### Data excerpt ###
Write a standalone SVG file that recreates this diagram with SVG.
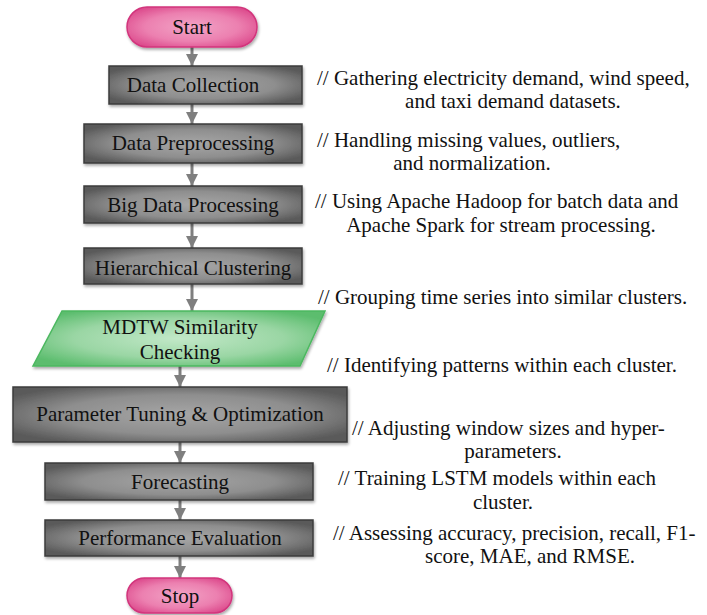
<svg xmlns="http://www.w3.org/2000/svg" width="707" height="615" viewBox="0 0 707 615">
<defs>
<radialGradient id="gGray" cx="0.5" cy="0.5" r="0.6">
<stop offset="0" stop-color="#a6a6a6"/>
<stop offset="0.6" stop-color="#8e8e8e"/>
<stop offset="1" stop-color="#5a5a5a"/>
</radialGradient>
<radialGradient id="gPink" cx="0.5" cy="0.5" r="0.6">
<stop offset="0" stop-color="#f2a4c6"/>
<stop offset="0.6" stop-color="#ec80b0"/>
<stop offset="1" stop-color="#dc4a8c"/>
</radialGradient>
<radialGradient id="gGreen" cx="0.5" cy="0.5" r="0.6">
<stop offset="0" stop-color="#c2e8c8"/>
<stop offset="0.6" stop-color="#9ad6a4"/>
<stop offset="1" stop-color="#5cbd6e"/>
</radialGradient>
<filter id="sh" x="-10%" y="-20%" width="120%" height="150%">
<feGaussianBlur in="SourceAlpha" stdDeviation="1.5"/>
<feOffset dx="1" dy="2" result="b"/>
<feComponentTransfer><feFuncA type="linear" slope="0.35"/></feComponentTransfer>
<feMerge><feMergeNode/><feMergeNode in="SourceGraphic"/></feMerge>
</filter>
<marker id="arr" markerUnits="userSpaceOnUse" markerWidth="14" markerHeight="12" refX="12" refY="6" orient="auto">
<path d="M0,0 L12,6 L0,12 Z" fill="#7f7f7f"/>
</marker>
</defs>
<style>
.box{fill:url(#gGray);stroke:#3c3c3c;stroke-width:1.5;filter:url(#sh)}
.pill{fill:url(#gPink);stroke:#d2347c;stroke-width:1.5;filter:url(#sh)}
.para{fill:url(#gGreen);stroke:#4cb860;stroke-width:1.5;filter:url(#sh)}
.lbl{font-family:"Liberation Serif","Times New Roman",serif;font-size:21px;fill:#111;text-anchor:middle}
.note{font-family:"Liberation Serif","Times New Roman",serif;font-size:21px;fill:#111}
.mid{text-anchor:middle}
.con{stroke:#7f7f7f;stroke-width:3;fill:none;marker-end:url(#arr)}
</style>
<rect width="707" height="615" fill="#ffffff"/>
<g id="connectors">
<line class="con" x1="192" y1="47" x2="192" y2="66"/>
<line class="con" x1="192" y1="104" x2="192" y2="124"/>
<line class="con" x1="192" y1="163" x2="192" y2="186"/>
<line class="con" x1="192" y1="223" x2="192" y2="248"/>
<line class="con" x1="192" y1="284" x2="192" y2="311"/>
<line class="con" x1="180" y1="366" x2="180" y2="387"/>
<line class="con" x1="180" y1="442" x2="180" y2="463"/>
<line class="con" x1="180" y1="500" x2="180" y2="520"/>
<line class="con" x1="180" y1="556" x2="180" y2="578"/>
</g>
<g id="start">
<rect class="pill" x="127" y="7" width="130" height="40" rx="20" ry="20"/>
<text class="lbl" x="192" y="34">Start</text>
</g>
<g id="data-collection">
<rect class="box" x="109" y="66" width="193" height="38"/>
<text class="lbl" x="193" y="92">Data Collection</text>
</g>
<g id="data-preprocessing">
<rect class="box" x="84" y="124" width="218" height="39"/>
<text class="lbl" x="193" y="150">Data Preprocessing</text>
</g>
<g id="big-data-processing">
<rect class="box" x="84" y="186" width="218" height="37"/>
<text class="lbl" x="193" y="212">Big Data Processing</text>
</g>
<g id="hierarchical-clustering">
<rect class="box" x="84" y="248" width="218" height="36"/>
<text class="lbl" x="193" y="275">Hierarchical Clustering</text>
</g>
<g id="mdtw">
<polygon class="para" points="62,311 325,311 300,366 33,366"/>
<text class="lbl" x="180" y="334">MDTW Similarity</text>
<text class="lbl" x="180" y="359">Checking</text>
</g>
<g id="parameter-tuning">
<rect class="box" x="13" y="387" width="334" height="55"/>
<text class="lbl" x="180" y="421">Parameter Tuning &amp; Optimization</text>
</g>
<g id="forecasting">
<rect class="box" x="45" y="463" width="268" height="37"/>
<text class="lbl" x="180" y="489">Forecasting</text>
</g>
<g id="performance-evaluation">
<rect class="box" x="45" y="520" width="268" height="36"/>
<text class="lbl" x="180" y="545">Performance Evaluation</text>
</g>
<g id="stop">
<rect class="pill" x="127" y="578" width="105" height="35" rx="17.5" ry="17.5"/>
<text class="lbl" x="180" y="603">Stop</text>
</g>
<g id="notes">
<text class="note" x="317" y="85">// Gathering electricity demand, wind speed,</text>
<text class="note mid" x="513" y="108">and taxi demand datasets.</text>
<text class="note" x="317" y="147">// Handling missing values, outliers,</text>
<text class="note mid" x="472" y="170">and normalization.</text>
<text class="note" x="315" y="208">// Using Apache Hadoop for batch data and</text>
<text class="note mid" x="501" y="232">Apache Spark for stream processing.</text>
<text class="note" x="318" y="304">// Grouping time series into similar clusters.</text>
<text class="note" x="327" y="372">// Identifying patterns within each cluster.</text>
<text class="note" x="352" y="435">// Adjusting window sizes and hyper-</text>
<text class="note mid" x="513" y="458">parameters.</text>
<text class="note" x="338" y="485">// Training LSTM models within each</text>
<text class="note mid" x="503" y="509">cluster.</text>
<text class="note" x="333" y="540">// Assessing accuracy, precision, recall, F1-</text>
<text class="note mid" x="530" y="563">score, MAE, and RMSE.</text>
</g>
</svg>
###
- [What you should do]: Quote in full the listing given above; the images are to be left out.

- [Solution for this exercise]:
Write a standalone SVG file that recreates this diagram with SVG.
<svg xmlns="http://www.w3.org/2000/svg" width="707" height="615" viewBox="0 0 707 615">
<defs>
<radialGradient id="gGray" cx="0.5" cy="0.5" r="0.6">
<stop offset="0" stop-color="#a6a6a6"/>
<stop offset="0.6" stop-color="#8e8e8e"/>
<stop offset="1" stop-color="#5a5a5a"/>
</radialGradient>
<radialGradient id="gPink" cx="0.5" cy="0.5" r="0.6">
<stop offset="0" stop-color="#f2a4c6"/>
<stop offset="0.6" stop-color="#ec80b0"/>
<stop offset="1" stop-color="#dc4a8c"/>
</radialGradient>
<radialGradient id="gGreen" cx="0.5" cy="0.5" r="0.6">
<stop offset="0" stop-color="#c2e8c8"/>
<stop offset="0.6" stop-color="#9ad6a4"/>
<stop offset="1" stop-color="#5cbd6e"/>
</radialGradient>
<filter id="sh" x="-10%" y="-20%" width="120%" height="150%">
<feGaussianBlur in="SourceAlpha" stdDeviation="1.5"/>
<feOffset dx="1" dy="2" result="b"/>
<feComponentTransfer><feFuncA type="linear" slope="0.35"/></feComponentTransfer>
<feMerge><feMergeNode/><feMergeNode in="SourceGraphic"/></feMerge>
</filter>
<marker id="arr" markerUnits="userSpaceOnUse" markerWidth="14" markerHeight="12" refX="12" refY="6" orient="auto">
<path d="M0,0 L12,6 L0,12 Z" fill="#7f7f7f"/>
</marker>
</defs>
<style>
.box{fill:url(#gGray);stroke:#3c3c3c;stroke-width:1.5;filter:url(#sh)}
.pill{fill:url(#gPink);stroke:#d2347c;stroke-width:1.5;filter:url(#sh)}
.para{fill:url(#gGreen);stroke:#4cb860;stroke-width:1.5;filter:url(#sh)}
.lbl{font-family:"Liberation Serif","Times New Roman",serif;font-size:21px;fill:#111;text-anchor:middle}
.note{font-family:"Liberation Serif","Times New Roman",serif;font-size:21px;fill:#111}
.mid{text-anchor:middle}
.con{stroke:#7f7f7f;stroke-width:3;fill:none;marker-end:url(#arr)}
</style>
<rect width="707" height="615" fill="#ffffff"/>
<g id="connectors">
<line class="con" x1="192" y1="47" x2="192" y2="66"/>
<line class="con" x1="192" y1="104" x2="192" y2="124"/>
<line class="con" x1="192" y1="163" x2="192" y2="186"/>
<line class="con" x1="192" y1="223" x2="192" y2="248"/>
<line class="con" x1="192" y1="284" x2="192" y2="311"/>
<line class="con" x1="180" y1="366" x2="180" y2="387"/>
<line class="con" x1="180" y1="442" x2="180" y2="463"/>
<line class="con" x1="180" y1="500" x2="180" y2="520"/>
<line class="con" x1="180" y1="556" x2="180" y2="578"/>
</g>
<g id="start">
<rect class="pill" x="127" y="7" width="130" height="40" rx="20" ry="20"/>
<text class="lbl" x="192" y="34">Start</text>
</g>
<g id="data-collection">
<rect class="box" x="109" y="66" width="193" height="38"/>
<text class="lbl" x="193" y="92">Data Collection</text>
</g>
<g id="data-preprocessing">
<rect class="box" x="84" y="124" width="218" height="39"/>
<text class="lbl" x="193" y="150">Data Preprocessing</text>
</g>
<g id="big-data-processing">
<rect class="box" x="84" y="186" width="218" height="37"/>
<text class="lbl" x="193" y="212">Big Data Processing</text>
</g>
<g id="hierarchical-clustering">
<rect class="box" x="84" y="248" width="218" height="36"/>
<text class="lbl" x="193" y="275">Hierarchical Clustering</text>
</g>
<g id="mdtw">
<polygon class="para" points="62,311 325,311 300,366 33,366"/>
<text class="lbl" x="180" y="334">MDTW Similarity</text>
<text class="lbl" x="180" y="359">Checking</text>
</g>
<g id="parameter-tuning">
<rect class="box" x="13" y="387" width="334" height="55"/>
<text class="lbl" x="180" y="421">Parameter Tuning &amp; Optimization</text>
</g>
<g id="forecasting">
<rect class="box" x="45" y="463" width="268" height="37"/>
<text class="lbl" x="180" y="489">Forecasting</text>
</g>
<g id="performance-evaluation">
<rect class="box" x="45" y="520" width="268" height="36"/>
<text class="lbl" x="180" y="545">Performance Evaluation</text>
</g>
<g id="stop">
<rect class="pill" x="127" y="578" width="105" height="35" rx="17.5" ry="17.5"/>
<text class="lbl" x="180" y="603">Stop</text>
</g>
<g id="notes">
<text class="note" x="317" y="85">// Gathering electricity demand, wind speed,</text>
<text class="note mid" x="513" y="108">and taxi demand datasets.</text>
<text class="note" x="317" y="147">// Handling missing values, outliers,</text>
<text class="note mid" x="472" y="170">and normalization.</text>
<text class="note" x="315" y="208">// Using Apache Hadoop for batch data and</text>
<text class="note mid" x="501" y="232">Apache Spark for stream processing.</text>
<text class="note" x="318" y="304">// Grouping time series into similar clusters.</text>
<text class="note" x="327" y="372">// Identifying patterns within each cluster.</text>
<text class="note" x="352" y="435">// Adjusting window sizes and hyper-</text>
<text class="note mid" x="513" y="458">parameters.</text>
<text class="note" x="338" y="485">// Training LSTM models within each</text>
<text class="note mid" x="503" y="509">cluster.</text>
<text class="note" x="333" y="540">// Assessing accuracy, precision, recall, F1-</text>
<text class="note mid" x="530" y="563">score, MAE, and RMSE.</text>
</g>
</svg>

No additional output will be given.